12. Realize
12. REALIZE
Sometimes, the definitions I find in my 1934 Websters Dictionary come as a complete surprise. I love it when that happens because it opens a new door into understanding exactly what Bill W may have meant when he used that specific word. (It is worth noting that Bill was no slouch at writing—having grown up attending Vermont private schools and later studying law in Brooklyn, NY.) However, the Webster definition for the word “realize” is not particularly surprising.
Realize v. To convert from the imaginary or fictitious into the actual.
Before I attended any Twelve Step meetings, my understanding of recovery was based on what others said or on whatever I imagined. For example, I always heard recovery meetings were a perfect example of a “self-help group”, where people could work on improving themselves. I also heard Twelve Step groups were a classic type of “support group” where people with a similar problem could find sympathy and understanding from others.
Those were my impressions. Now that I have been attending weekly meetings for more than a decade, I question the truth of my early assumptions. (A reminder here that I am sharing my own point of view, and others would describe their experiences differently.)
I no longer believe that I got much “self-help” from the Twelve Steps. While addicted, I spent most of my time helping myself to everything, but that just made matters worse. I was exhausted from helping myself and I still was not sober. For me, “self-help” was a fictitious phrase—my help would need to come from outside of myself.
I personally do not think I got sober because of a “support group”. The group did offer important sympathy and understanding—in fact they did so for several years but it produced no results. I never did get lasting sobriety until I worked the Twelve Steps and had a spiritual awakening. In the end, I needed help that no one—no human—could provide. Old timers in the program have wisecracked, “You can attend PTA meetings for years, but that won’t make you a parent. You must take other steps.” If I imagined that I could get sober by simply surrounding myself with supportive people, I was wrong.
The Twelfth Promise is: “We will suddenly REALIZE that God is doing for us what we could not do for ourselves.”
Realizing something requires that I convert my imaginary and fictitious expectations into something actual. The sooner I gave up on finding “self-help”, the sooner I could begin to earnestly seeking help from a Higher Power—I myself could not do both. That Higher Power needed to be something more than a “support group” of other humans like myself. Until I opened myself up to that possibility, I could never find it.
I notice that this Twelfth Promise is the final promise….hinting that it may come true later than the others. We all work the Steps at our own speed, for our own motives, and with our own understanding (or misunderstandings). I know that was true for me. But only much later did I come to realize just how much God had done for me that I had been powerless to do.

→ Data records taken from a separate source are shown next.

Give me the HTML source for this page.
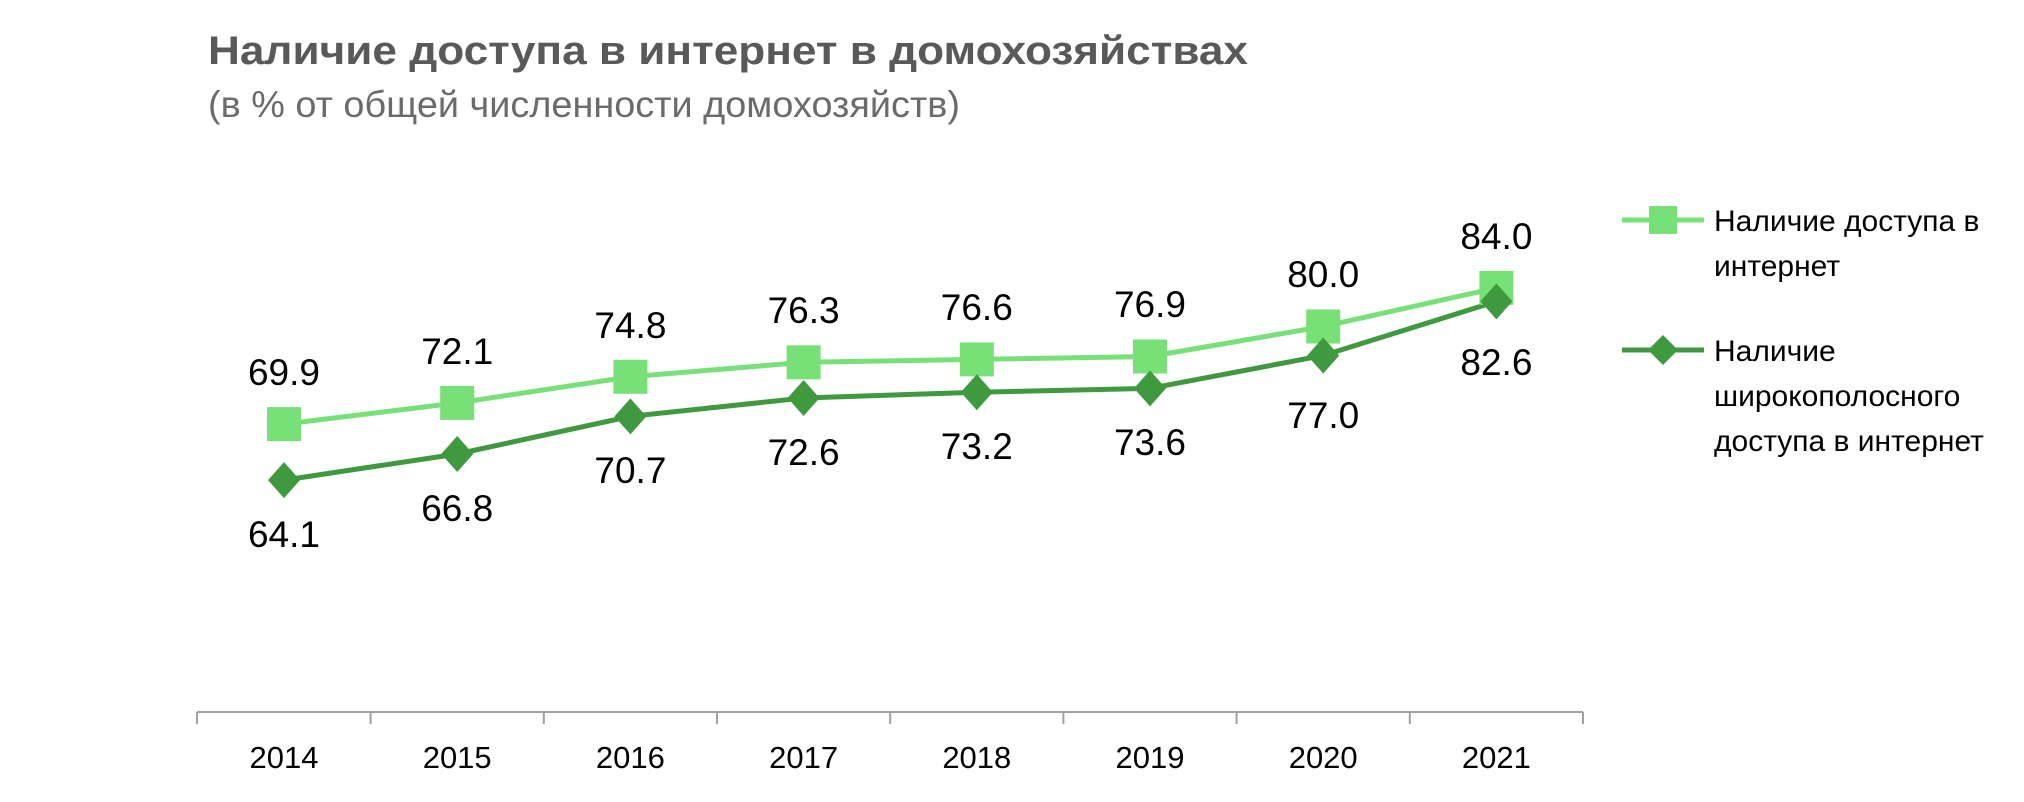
<!DOCTYPE html>
<html><head><meta charset="utf-8"><style>
html,body{margin:0;padding:0;background:#fff;}
svg{display:block;}
text{font-family:"Liberation Sans",sans-serif;}
</style></head><body>
<svg width="2024" height="802" viewBox="0 0 2024 802" xmlns="http://www.w3.org/2000/svg">
<text x="208" y="64" font-size="40" font-weight="bold" fill="#595959" textLength="1040" lengthAdjust="spacingAndGlyphs">Наличие доступа в интернет в домохозяйствах</text>
<text x="208" y="117" font-size="37" fill="#6b6b6b" textLength="752" lengthAdjust="spacingAndGlyphs">(в % от общей численности домохозяйств)</text>
<g stroke="#a0a0a0" stroke-width="2">
<line x1="197" y1="712" x2="1583" y2="712"/>
<line x1="197" y1="712" x2="197" y2="724"/><line x1="370.6" y1="712" x2="370.6" y2="724"/>
<line x1="543.8" y1="712" x2="543.8" y2="724"/><line x1="717" y1="712" x2="717" y2="724"/>
<line x1="890.2" y1="712" x2="890.2" y2="724"/><line x1="1063.4" y1="712" x2="1063.4" y2="724"/>
<line x1="1236.6" y1="712" x2="1236.6" y2="724"/><line x1="1409.8" y1="712" x2="1409.8" y2="724"/>
<line x1="1583" y1="712" x2="1583" y2="724"/>
</g>
<g font-size="31" fill="#000" text-anchor="middle">
<text x="284" y="768">2014</text><text x="457.2" y="768">2015</text><text x="630.4" y="768">2016</text><text x="803.6" y="768">2017</text><text x="976.8" y="768">2018</text><text x="1150" y="768">2019</text><text x="1323.2" y="768">2020</text><text x="1496.4" y="768">2021</text>
</g>
<polyline fill="none" stroke="#77e077" stroke-width="5" points="284,424.1 457.2,402.9 630.4,376.8 803.6,362.3 976.8,359.4 1150,356.5 1323.2,326.5 1496.4,287.9"/>
<polyline fill="none" stroke="#3f9a3f" stroke-width="5" points="284,480.1 457.2,454 630.4,416.4 803.6,398 976.8,392.2 1150,388.4 1323.2,355.5 1496.4,301.4"/>
<g fill="#77e077">
<rect x="267" y="407.1" width="34" height="34"/><rect x="440.2" y="385.9" width="34" height="34"/><rect x="613.4" y="359.8" width="34" height="34"/><rect x="786.6" y="345.3" width="34" height="34"/><rect x="959.8" y="342.4" width="34" height="34"/><rect x="1133" y="339.5" width="34" height="34"/><rect x="1306.2" y="309.5" width="34" height="34"/><rect x="1479.4" y="270.9" width="34" height="34"/>
</g>
<g fill="#3f9a3f">
<path d="M284 462.1l16 18-16 18-16-18z"/><path d="M457.2 436l16 18-16 18-16-18z"/><path d="M630.4 398.4l16 18-16 18-16-18z"/><path d="M803.6 380l16 18-16 18-16-18z"/><path d="M976.8 374.2l16 18-16 18-16-18z"/><path d="M1150 370.4l16 18-16 18-16-18z"/><path d="M1323.2 337.5l16 18-16 18-16-18z"/><path d="M1496.4 283.4l16 18-16 18-16-18z"/>
</g>
<g font-size="37" fill="#000" text-anchor="middle">
<text x="284" y="385">69.9</text><text x="457.2" y="364">72.1</text><text x="630.4" y="338">74.8</text><text x="803.6" y="323">76.3</text><text x="976.8" y="320">76.6</text><text x="1150" y="317">76.9</text><text x="1323.2" y="287">80.0</text><text x="1496.4" y="249">84.0</text>
<text x="284" y="547">64.1</text><text x="457.2" y="521">66.8</text><text x="630.4" y="483">70.7</text><text x="803.6" y="465">72.6</text><text x="976.8" y="459">73.2</text><text x="1150" y="455">73.6</text><text x="1323.2" y="428">77.0</text><text x="1496.4" y="375">82.6</text>
</g>
<line x1="1622" y1="220" x2="1704" y2="220" stroke="#77e077" stroke-width="5"/>
<rect x="1649" y="206" width="28" height="28" fill="#77e077"/>
<line x1="1622" y1="350" x2="1704" y2="350" stroke="#3f9a3f" stroke-width="5"/>
<path d="M1663 335l15 15-15 15-15-15z" fill="#3f9a3f"/>
<g font-size="30" fill="#000">
<text x="1714" y="231">Наличие доступа в</text><text x="1714" y="276">интернет</text>
<text x="1714" y="361">Наличие</text><text x="1714" y="406">широкополосного</text><text x="1714" y="451">доступа в интернет</text>
</g>
</svg>
</body></html>
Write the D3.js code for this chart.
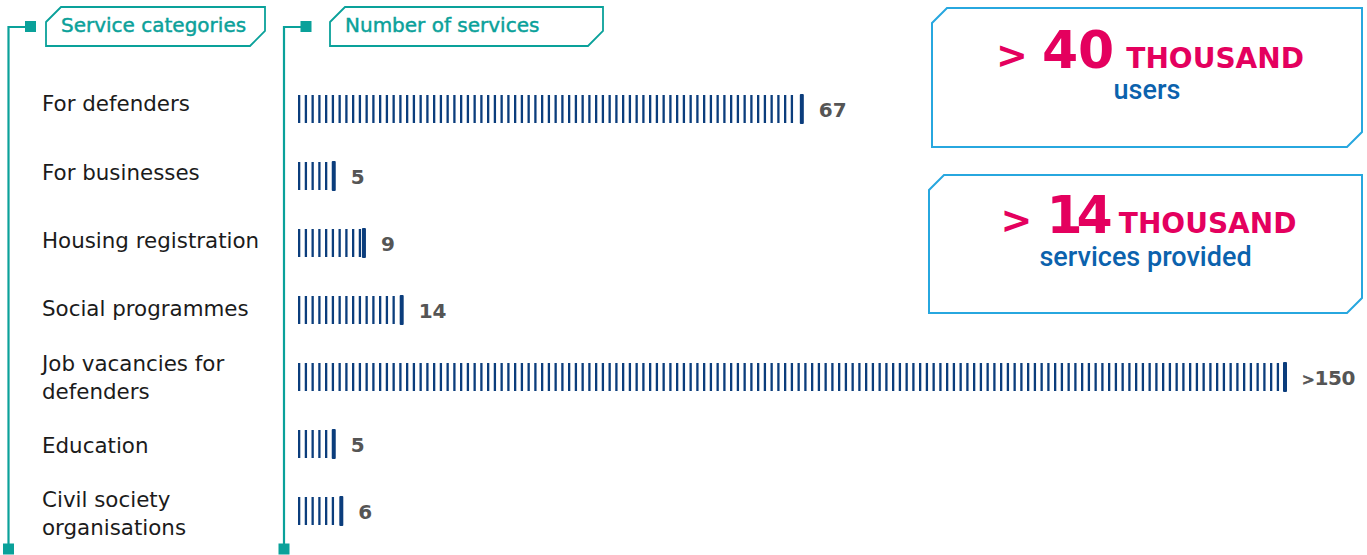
<!DOCTYPE html>
<html>
<head>
<meta charset="utf-8">
<script src="https://cdn.jsdelivr.net/npm/d3@7"></script>
<style>
  html, body { margin: 0; padding: 0; background: #ffffff; }
  svg { display: block; }
</style>
</head>
<body>
<svg id="chart" width="1367" height="555"></svg>
<script>
// ---- data ----
const categories = [
  ["For defenders"],
  ["For businesses"],
  ["Housing registration"],
  ["Social programmes"],
  ["Job vacancies for", "defenders"],
  ["Education"],
  ["Civil society", "organisations"]
];
const serviceCounts = [67, 5, 9, 14, 150, 5, 6];
const countLabels = ["67", "5", "9", "14", ">150", "5", "6"];
const headerTitles = ["Service categories", "Number of services"];
const statNumbers = ["40", "14"];
const statUnits = ["THOUSAND", "THOUSAND"];
const statCaptions = ["users", "services provided"];
// one tick represents one service; the open-ended row is cut at the edge
const axisMax = 131;

// ---- styles ----
const TEAL = "#0aa19a";
const NAVY = "#0b3d7c";
const GREY = "#555555";
const PINK = "#e4005e";
const BLUE = "#0b62ad";
const SKY = "#27a7df";

const svg = d3.select("#chart");

// ---- scales ----
const x = d3.scaleLinear().domain([0, axisMax]).range([298, 1287]).clamp(true);
const yBar = d3.scalePoint().domain(d3.range(categories.length)).range([109, 511]);
const yLabel = d3.scalePoint().domain(d3.range(categories.length)).range([104, 514]);

// ---- chamfered frame helper ----
function chamfer(x0, y0, x1, y1, c) {
  return `M${x0},${y0 + c} L${x0 + c},${y0} L${x1},${y0} L${x1},${y1 - c} L${x1 - c},${y1} L${x0},${y1} Z`;
}

// ---- column brackets and headers ----
const headers = [
  { lineX: 8.5, box: [46, 7, 265, 46], textX: 61 },
  { lineX: 284, box: [330, 7, 603, 46], textX: 345 }
];
headers.forEach((h, i) => {
  const g = svg.append("g");
  g.append("path")
    .attr("d", `M${h.lineX},549 L${h.lineX},27 L${h.lineX + 22},27`)
    .attr("fill", "none").attr("stroke", TEAL).attr("stroke-width", 2.2);
  g.append("rect").attr("x", h.lineX + 16.5).attr("y", 21).attr("width", 11).attr("height", 11).attr("fill", TEAL);
  g.append("rect").attr("x", h.lineX - 5.5).attr("y", 543.5).attr("width", 11).attr("height", 11).attr("fill", TEAL);
  const [bx0, by0, bx1, by1] = h.box;
  g.append("path").attr("d", chamfer(bx0, by0, bx1, by1, 15))
    .attr("fill", "none").attr("stroke", TEAL).attr("stroke-width", 1.8);
  g.append("text").attr("x", h.textX).attr("y", 32)
    .attr("font-family", "'DejaVu Sans', sans-serif").attr("font-size", 20)
    .attr("fill", TEAL).attr("stroke", TEAL).attr("stroke-width", 0.45)
    .text(headerTitles[i]);
});

// ---- category labels ----
const labelG = svg.append("g")
  .attr("font-family", "'DejaVu Sans', sans-serif").attr("font-size", 21.4).attr("fill", "#1b1b1b");
categories.forEach((lines, i) => {
  const cy = yLabel(i);
  const lh = 28;
  const top = cy - (lines.length - 1) * lh / 2;
  lines.forEach((t, j) => {
    labelG.append("text").attr("x", 42).attr("y", top + j * lh).attr("dy", "0.35em").text(t);
  });
});

// ---- tick bars ----
const barH = 28;
const tickStep = 6.75;
const bars = svg.append("g");
serviceCounts.forEach((v, i) => {
  const end = x(v);
  const cy = yBar(i);
  const g = bars.append("g");
  const ticks = d3.range(x(0), end - 7, tickStep);
  g.selectAll("rect.tick").data(ticks).join("rect")
    .attr("class", "tick")
    .attr("x", d => d).attr("y", cy - barH / 2)
    .attr("width", 2.3).attr("height", barH)
    .attr("fill", NAVY);
  g.append("rect").attr("x", end - 4).attr("y", cy - barH / 2 - 1)
    .attr("width", 4).attr("height", barH + 2).attr("rx", 1).attr("fill", NAVY);
  const label = g.append("text").attr("x", end + 15).attr("y", cy + 1).attr("dy", "0.35em")
    .attr("font-family", "'DejaVu Sans', sans-serif").attr("font-weight", "bold")
    .attr("font-size", 20).attr("fill", GREY);
  const txt = countLabels[i];
  if (txt.startsWith(">")) {
    label.append("tspan").attr("font-size", 15).attr("font-weight", "normal")
      .attr("stroke", GREY).attr("stroke-width", 0.8).text(">");
    label.append("tspan").attr("letter-spacing", -0.5).text(txt.slice(1));
  } else {
    label.text(txt);
  }
});

// ---- headline stat boxes ----
const stats = [
  { box: [932, 8, 1362, 147], numY: 68, capY: 99 },
  { box: [929, 175, 1362, 313], numY: 233, capY: 266 }
];
stats.forEach((s, i) => {
  const [bx0, by0, bx1, by1] = s.box;
  const cx = (bx0 + bx1) / 2;
  const g = svg.append("g");
  g.append("path").attr("d", chamfer(bx0, by0, bx1, by1, 15))
    .attr("fill", "none").attr("stroke", SKY).attr("stroke-width", 2);
  const t = g.append("text").attr("x", cx + 3).attr("y", s.numY).attr("text-anchor", "middle")
    .attr("font-family", "'DejaVu Sans', sans-serif").attr("fill", PINK);
  t.append("tspan").attr("font-size", 38).attr("font-weight", "bold").text(">");
  t.append("tspan").attr("font-size", 52).attr("font-weight", "bold").attr("dx", 14)
    .attr("letter-spacing", statNumbers[i].startsWith("1") ? -6 : 0).text(statNumbers[i]);
  t.append("tspan").attr("font-size", 28).attr("font-weight", "bold").attr("dx", 12).text(statUnits[i]);
  g.append("text").attr("x", cx).attr("y", s.capY).attr("text-anchor", "middle")
    .attr("font-family", "Roboto, sans-serif").attr("font-weight", 500)
    .attr("font-size", 27).attr("fill", BLUE).text(statCaptions[i]);
});
</script>
</body>
</html>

I am not against “self-help” or “support groups”. But I am grateful for what happened once I stopped relying solely on them and worked the Twelve Steps exactly as I saw them in the literature. I entered the program with a mind full of imaginary and fictitious expectations. Once I let them go and let God work, sobriety came within reach one day at a time.
••••••••••••••••••••••••••••••••••••••••••••••••••••••••••••
My illustration for this Promise is both childish and serious. In it, a boy is about to throw a paper airplane. The folded paper bears elaborate diagrams and images depicting fanciful flying machines. In the background is an open book resting on a picnic table. What is left unspoken is that the boy has grown tired of reading about imaginary flying machines and has torn out a page and folded it into an actual flying device. I can identify with his decision to move from the unreal to the real. It took me years and years to make that same decision…some call it “hitting rock bottom”. But once I stopped living in an imaginary and fictitious world, I was able to enjoy my real life again.